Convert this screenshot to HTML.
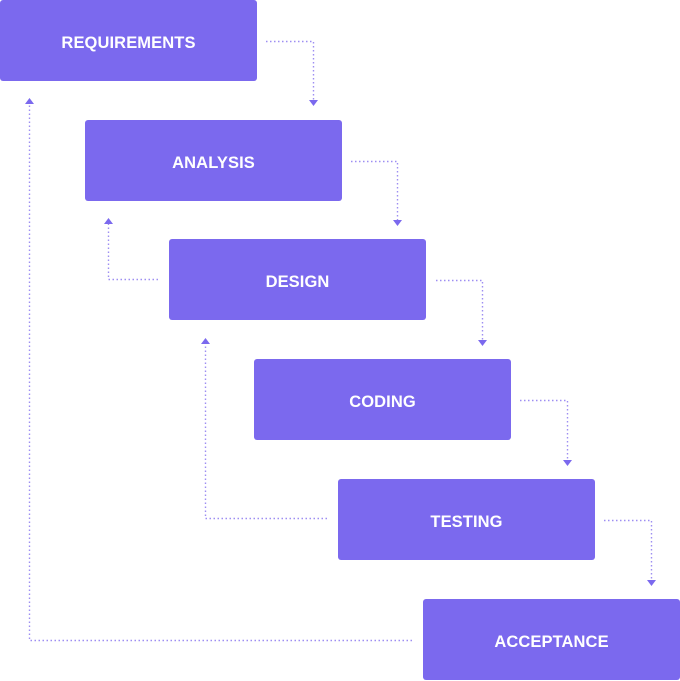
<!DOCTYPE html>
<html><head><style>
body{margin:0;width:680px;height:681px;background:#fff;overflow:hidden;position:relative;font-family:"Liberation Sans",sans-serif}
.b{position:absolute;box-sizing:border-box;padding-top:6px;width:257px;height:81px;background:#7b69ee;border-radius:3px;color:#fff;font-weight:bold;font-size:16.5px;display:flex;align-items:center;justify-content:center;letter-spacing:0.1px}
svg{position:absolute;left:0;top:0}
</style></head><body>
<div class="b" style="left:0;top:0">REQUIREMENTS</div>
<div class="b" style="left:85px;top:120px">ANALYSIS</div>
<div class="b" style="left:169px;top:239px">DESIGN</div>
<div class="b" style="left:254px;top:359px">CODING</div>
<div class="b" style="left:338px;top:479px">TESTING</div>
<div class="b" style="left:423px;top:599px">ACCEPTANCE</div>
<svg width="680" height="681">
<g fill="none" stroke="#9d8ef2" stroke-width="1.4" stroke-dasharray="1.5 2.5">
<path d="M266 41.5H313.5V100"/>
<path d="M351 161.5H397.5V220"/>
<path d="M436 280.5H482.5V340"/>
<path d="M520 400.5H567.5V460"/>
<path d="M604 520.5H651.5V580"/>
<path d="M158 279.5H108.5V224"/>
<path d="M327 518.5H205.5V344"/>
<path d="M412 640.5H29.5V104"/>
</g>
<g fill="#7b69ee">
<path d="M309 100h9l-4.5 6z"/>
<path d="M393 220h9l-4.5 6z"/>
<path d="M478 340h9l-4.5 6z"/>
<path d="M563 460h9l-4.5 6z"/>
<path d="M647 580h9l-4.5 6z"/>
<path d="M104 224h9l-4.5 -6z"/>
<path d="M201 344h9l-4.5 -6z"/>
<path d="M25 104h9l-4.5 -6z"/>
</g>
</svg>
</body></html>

□ □ □ □ □

- _WRITTEN TASK_: Reproduce all of the material exactly, apart from the pictures.

- _ANSWER TO THIS TASK_:
Convert this screenshot to HTML.
<!DOCTYPE html>
<html><head><style>
body{margin:0;width:680px;height:681px;background:#fff;overflow:hidden;position:relative;font-family:"Liberation Sans",sans-serif}
.b{position:absolute;box-sizing:border-box;padding-top:6px;width:257px;height:81px;background:#7b69ee;border-radius:3px;color:#fff;font-weight:bold;font-size:16.5px;display:flex;align-items:center;justify-content:center;letter-spacing:0.1px}
svg{position:absolute;left:0;top:0}
</style></head><body>
<div class="b" style="left:0;top:0">REQUIREMENTS</div>
<div class="b" style="left:85px;top:120px">ANALYSIS</div>
<div class="b" style="left:169px;top:239px">DESIGN</div>
<div class="b" style="left:254px;top:359px">CODING</div>
<div class="b" style="left:338px;top:479px">TESTING</div>
<div class="b" style="left:423px;top:599px">ACCEPTANCE</div>
<svg width="680" height="681">
<g fill="none" stroke="#9d8ef2" stroke-width="1.4" stroke-dasharray="1.5 2.5">
<path d="M266 41.5H313.5V100"/>
<path d="M351 161.5H397.5V220"/>
<path d="M436 280.5H482.5V340"/>
<path d="M520 400.5H567.5V460"/>
<path d="M604 520.5H651.5V580"/>
<path d="M158 279.5H108.5V224"/>
<path d="M327 518.5H205.5V344"/>
<path d="M412 640.5H29.5V104"/>
</g>
<g fill="#7b69ee">
<path d="M309 100h9l-4.5 6z"/>
<path d="M393 220h9l-4.5 6z"/>
<path d="M478 340h9l-4.5 6z"/>
<path d="M563 460h9l-4.5 6z"/>
<path d="M647 580h9l-4.5 6z"/>
<path d="M104 224h9l-4.5 -6z"/>
<path d="M201 344h9l-4.5 -6z"/>
<path d="M25 104h9l-4.5 -6z"/>
</g>
</svg>
</body></html>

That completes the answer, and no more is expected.